The retired professor, whose Substack is dedicated to indigenous issues, said it was up to columnists to opine whether these fires had an indigenous connection.

He pointed to a 2018 CBC article where a former residential school student at Thunderchild First Nation in Saskatchewan said she was glad her former school burned down and thought former students probably did it.

Columnist John Robson told Western Standard that “deranged individuals” were to blame, but recent “decolonizing” emphases may play a part.

“This ideology…casts Christians as oppressors and therefore violence against them is not real violence, just ‘self-defence,’ Like the totally crazy tendency of SJWs (social justice warriors) to line up with Hamas because Jews returning to their homeland are somehow ‘settlers’ and the people who brutally chased them out are victims. And yes, clearly it’s connected with the false narrative about residential schools,” Robson said in an email.

“More strident condemnation would help, partly by forcing them to untangle their ideological commitments. But law enforcement would be more effective. Certainly if it were mosques we’d be hearing condemnation. If it were synagogues, well, condemnation and cheers.”
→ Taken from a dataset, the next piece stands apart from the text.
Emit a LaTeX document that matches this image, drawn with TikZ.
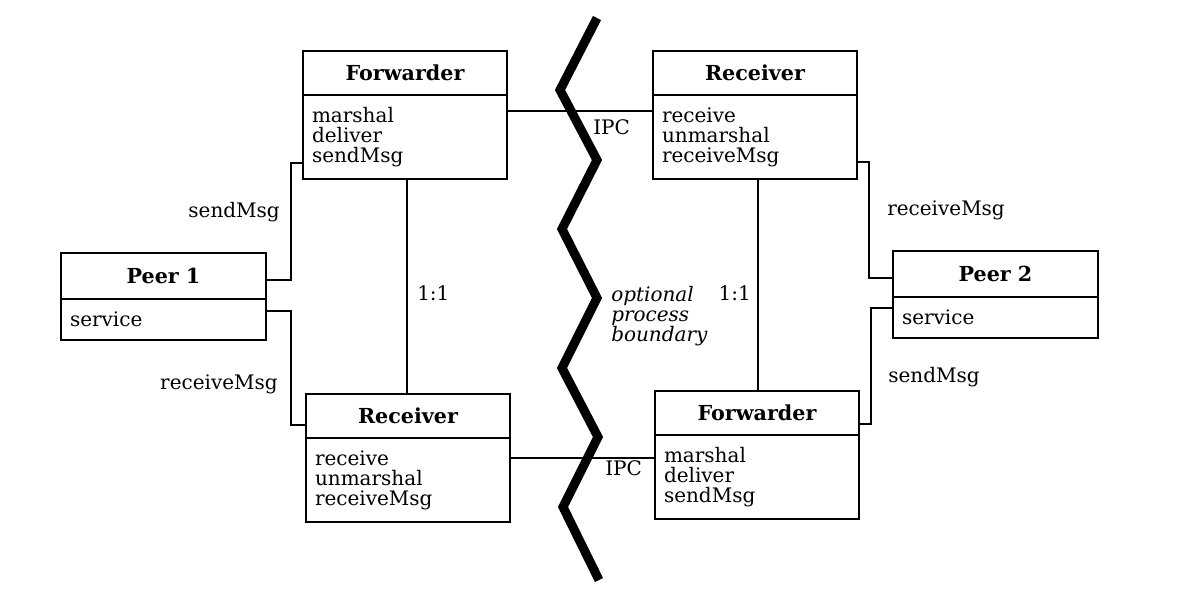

Retired Mountie Larry Comeau had similar sentiments in an email to the Western Standard.

“Just imagine Trudeau’s outage if even one Mosque was torched,” Comeau said.

“This lack of concern by the political class and RCMP on this direct attack on Christianity is downright frightening. Yet Catholic Churches embraced the story line spouted by Trudeau of mass indigenous graves without an in depth forensic investigation. Too many Canadians are all too willing to accept what Trudeau says as being truthful.”

University of Ottawa criminology professor Darryl Davies said the church burnings were “not within the scope of my expertise,” but added, “Strange things are going on in the world these days that even defy a criminological explanation.”

The RCMP is investigating the cause of the fires. Anyone with relevant information is asked to contact the Barrhead RCMP at 403-674-4848 or contact Crime Stoppers anonymously by phone at 1-800-222-8477.